Zig-based desktop app framework using system WebView or bundled Chromium (CEF), producing sub-megabyte binaries with hot-reloading frontends.
Key Takeaways
System WebView mode yields binaries under 1 MB with no bundled runtime; CEF mode trades size for pixel-perfect cross-platform rendering consistency.
Same API across both web engine targets; choice is per-project at build time.
Zig’s direct C interop means native SDKs, audio codecs, and ML runtimes are one header import away, no binding generation needed.
Supports React, Vue, and Svelte frontends; native layer exposes a JS-to-Zig bridge for system integration calls.
macOS and Linux supported today; Windows and mobile are work in progress.
Hacker News Comment Review
Commenters broadly reject the “native desktop app” framing: consensus is that WebView-based apps are web apps, and native means OS primitives like SwiftUI or WinForms.
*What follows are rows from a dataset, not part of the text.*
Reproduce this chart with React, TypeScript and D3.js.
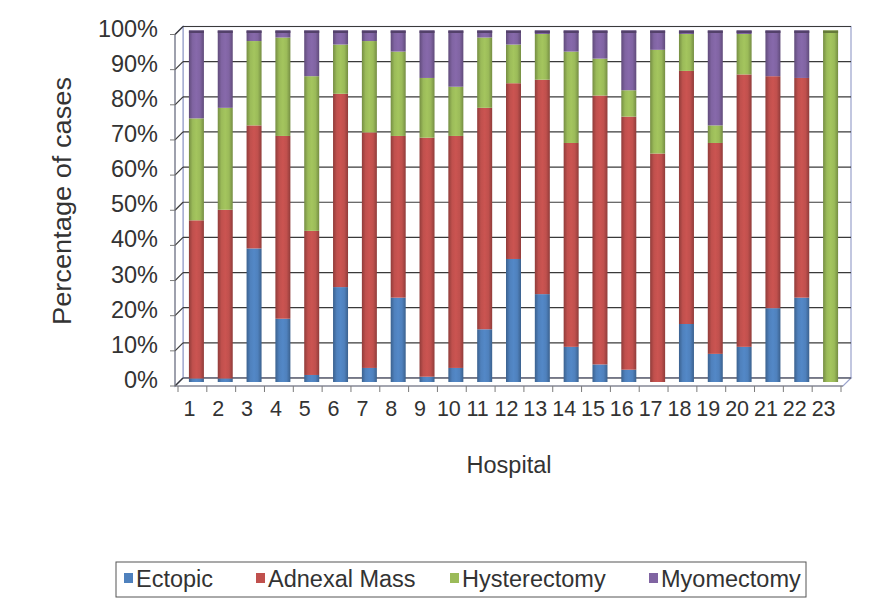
import React from 'react';
import * as d3 from 'd3';

const hospitals = ['1','2','3','4','5','6','7','8','9','10','11','12','13','14','15','16','17','18','19','20','21','22','23'];
const seriesNames = ['Ectopic', 'Adnexal Mass', 'Hysterectomy', 'Myomectomy'];
const ectopic = [1, 1, 38, 18, 2, 27, 4, 24, 1.5, 4, 15, 35, 25, 10, 5, 3.5, 0, 16.5, 8, 10, 21, 24, 0];
const adnexalMass = [45, 48, 35, 52, 41, 55, 67, 46, 68, 66, 63, 50, 61, 58, 76.5, 72, 65, 72, 60, 77.5, 66, 62.5, 0];
const hysterectomy = [29, 29, 24, 28, 44, 14, 26, 24, 17, 14, 20, 11, 13, 26, 10.5, 7.5, 29.5, 10.5, 5, 11.5, 0, 0, 100];
const myomectomy = [25, 22, 3, 2, 13, 4, 3, 6, 13.5, 16, 2, 4, 1, 6, 8, 17, 5.5, 1, 27, 1, 13, 13.5, 0];
const yTicks = [0, 10, 20, 30, 40, 50, 60, 70, 80, 90, 100];
const colors = ['#4F81BD', '#C0504D', '#9BBB59', '#8064A2'];

const FONT = 'Liberation Sans, Arial, sans-serif';

export default function App() {
  const depth = 8;
  const wallLeft = 183;
  const wallRight = 851;
  const yBack = d3.scaleLinear().domain([0, 100]).range([378, 26.5]);
  const yBar = d3.scaleLinear().domain([0, 100]).range([382, 30.5]);
  const x = d3.scaleBand<string>().domain(hospitals).range([178, 841]).padding(0);
  const bw = x.bandwidth();
  const barW = 15;
  const barOffset = 4;

  const rows = hospitals.map((h, i) => ({
    h,
    Ectopic: ectopic[i],
    'Adnexal Mass': adnexalMass[i],
    Hysterectomy: hysterectomy[i],
    Myomectomy: myomectomy[i],
  }));
  const stacked = d3.stack<any>().keys(seriesNames)(rows);

  const topOf = hospitals.map((_, i) => {
    let idx = 0;
    stacked.forEach((s, k) => { if (s[i][1] - s[i][0] > 0) idx = k; });
    return idx;
  });

  const frontLeft = wallLeft - depth;
  const floorFront = yBack(0) + depth;
  const textColor = '#333';

  return (
    <svg width={882} height={602} style={{ position: 'absolute', left: 0, top: 0, background: '#fff' }} fontFamily={FONT}>
      <defs>
        {colors.map((c, k) => {
          const dark = d3.color(c)!.darker(0.8).formatHex();
          const light = d3.color(c)!.brighter(0.15).formatHex();
          return (
            <linearGradient key={k} id={`g${k}`} x1="0" x2="1" y1="0" y2="0">
              <stop offset="0" stopColor={dark} />
              <stop offset="0.25" stopColor={c} />
              <stop offset="0.5" stopColor={light} />
              <stop offset="0.75" stopColor={c} />
              <stop offset="1" stopColor={dark} />
            </linearGradient>
          );
        })}
      </defs>

      {/* back wall */}
      <rect x={wallLeft} y={yBack(100)} width={wallRight - wallLeft} height={yBack(0) - yBack(100)} fill="#fff" stroke="#9aa2cc" strokeWidth={1.2} />
      {/* left wall */}
      <polygon
        points={`${wallLeft},${yBack(100)} ${wallLeft},${yBack(0)} ${frontLeft},${floorFront} ${frontLeft},${yBack(100) + depth}`}
        fill="#fff" stroke="#9aa2cc" strokeWidth={1.2} />
      {/* floor */}
      <polygon
        points={`${wallLeft},${yBack(0)} ${wallRight},${yBack(0)} ${wallRight - depth},${floorFront} ${frontLeft},${floorFront}`}
        fill="#fff" stroke="#9aa2cc" strokeWidth={1.2} />

      {/* gridlines */}
      {yTicks.map(t => (
        <g key={t}>
          <line x1={wallLeft} x2={wallRight} y1={yBack(t)} y2={yBack(t)} stroke="#3a3a3a" strokeWidth={1.2} />
          <line x1={frontLeft} x2={wallLeft} y1={yBack(t) + depth} y2={yBack(t)} stroke="#3a3a3a" strokeWidth={1.2} />
        </g>
      ))}

      {/* bars */}
      {stacked.map((s, k) => (
        <g key={seriesNames[k]}>
          {s.map((d, i) => {
            const h = yBar(d[0]) - yBar(d[1]);
            if (h <= 0) return null;
            const bx = (x(hospitals[i]) as number) + bw / 2 + barOffset - barW / 2;
            return <rect key={i} x={bx} y={yBar(d[1])} width={barW} height={h} fill={`url(#g${k})`} />;
          })}
        </g>
      ))}
      {/* bar caps */}
      {hospitals.map((hname, i) => {
        const k = topOf[i];
        const bx = (x(hname) as number) + bw / 2 + barOffset - barW / 2;
        const yt = yBar(100);
        return <rect key={hname} x={bx} y={yt} width={barW} height={2.5} fill={d3.color(colors[k])!.darker(1.2).formatHex()} />;
      })}

      {/* y axis */}
      <line x1={frontLeft} x2={frontLeft} y1={yBack(100) + depth} y2={floorFront} stroke="#7a7a7a" strokeWidth={1} />
      {yTicks.map(t => (
        <g key={t}>
          <line x1={frontLeft - 5} x2={frontLeft} y1={yBack(t) + depth} y2={yBack(t) + depth} stroke="#7a7a7a" />
          <text x={158} y={yBack(t) + 2} textAnchor="end" dominantBaseline="central" fontSize={23.5} fill={textColor}>{t}%</text>
        </g>
      ))}

      {/* x axis */}
      <line x1={frontLeft} x2={wallRight - depth} y1={floorFront} y2={floorFront} stroke="#7a7a7a" strokeWidth={1} />
      {hospitals.map(hname => (
        <line key={'t' + hname} x1={x(hname) as number} x2={x(hname) as number} y1={floorFront} y2={floorFront + 6} stroke="#7a7a7a" />
      ))}
      <line x1={841} x2={841} y1={floorFront} y2={floorFront + 6} stroke="#7a7a7a" />
      {hospitals.map(hname => (
        <text key={'l' + hname} x={(x(hname) as number) + bw / 2 - 3} y={409} textAnchor="middle" dominantBaseline="central" fontSize={21.5} fill={textColor}>{hname}</text>
      ))}

      {/* axis titles */}
      <text x={509} y={465} textAnchor="middle" dominantBaseline="central" fontSize={23.5} fill={textColor}>Hospital</text>
      <text transform="translate(62,201) rotate(-90)" textAnchor="middle" dominantBaseline="central" fontSize={25} textLength={248} lengthAdjust="spacingAndGlyphs" fill={textColor}>Percentage of cases</text>

      {/* legend */}
      <rect x={116} y={562} width={690} height={35} fill="#fff" stroke="#555" strokeWidth={1} />
      {(() => {
        const items = [124, 256, 450, 649];
        return seriesNames.map((n, k) => (
          <g key={n}>
            <rect x={items[k]} y={573} width={9} height={10} fill={colors[k]} />
            <text x={items[k] + 12} y={579} dominantBaseline="central" fontSize={23.5} fill={textColor}>{n}</text>
          </g>
        ));
      })()}
    </svg>
  );
}
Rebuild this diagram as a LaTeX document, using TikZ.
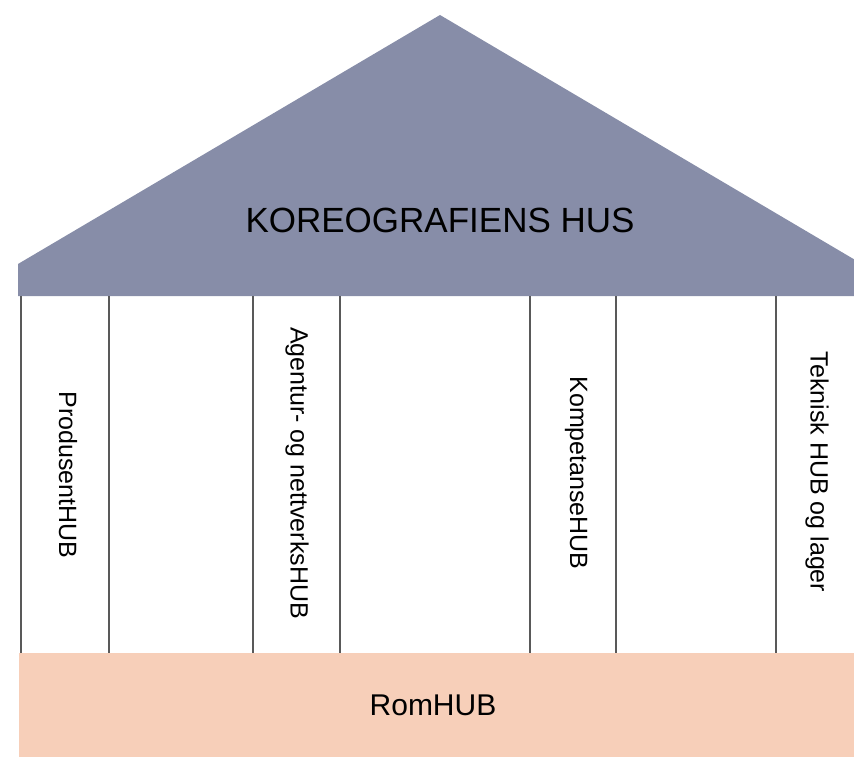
\documentclass[tikz,border=0pt]{standalone}
\usepackage{fontspec}
\setmainfont{Liberation Sans}
\usepackage{tikz}
\usetikzlibrary{positioning}
\definecolor{roofgray}{HTML}{878DA8}
\definecolor{basepeach}{HTML}{F7CFB9}
\tikzstyle{pillarline}=[draw=black!65, line width=2.8pt]
\tikzstyle{pillartext}=[rotate=-90, font=\fontsize{25}{30}\selectfont]

\begin{document}
\begin{tikzpicture}[x=1pt, y=-1pt, every node/.style={inner sep=0pt}]
\useasboundingbox (0,0) rectangle (854,757);

\fill[roofgray] (18,296) -- (18,264) -- (440,15) -- (862,264) -- (862,296) -- cycle;
\node[font=\fontsize{35}{40}\selectfont] (roof) at (440,220) {KOREOGRAFIENS HUS};

\fill[basepeach] (19,653) rectangle (860,757);
\node[font=\fontsize{30}{36}\selectfont] (base) at (433,705) {RomHUB};

\foreach \x in {21,109,253,340,530,616,776}
  \draw[pillarline] (\x,296) -- (\x,653);

\node[pillartext] (p1) at (68,475) {ProdusentHUB};
\node[pillartext] (p2) at (297,473) {Agentur- og nettverksHUB};
\node[pillartext] (p3) at (576,473) {KompetanseHUB};
\node[pillartext] (p4) at (817,472) {Teknisk HUB og lager};

\end{tikzpicture}
\end{document}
The project is compared to Tauri but in Zig, with skepticism about whether the architecture solves the real Electron problem: RAM and CPU usage, not binary size.
The anti-Rust copy (“no borrow checker, no lifetimes”) drew pushback for framing Rust ergonomics as a flaw rather than a tradeoff.
Notable Comments
@vijaybritto: argues disk size was never the real Electron pain point; RAM and CPU are, and a shared WebView backend may not improve either.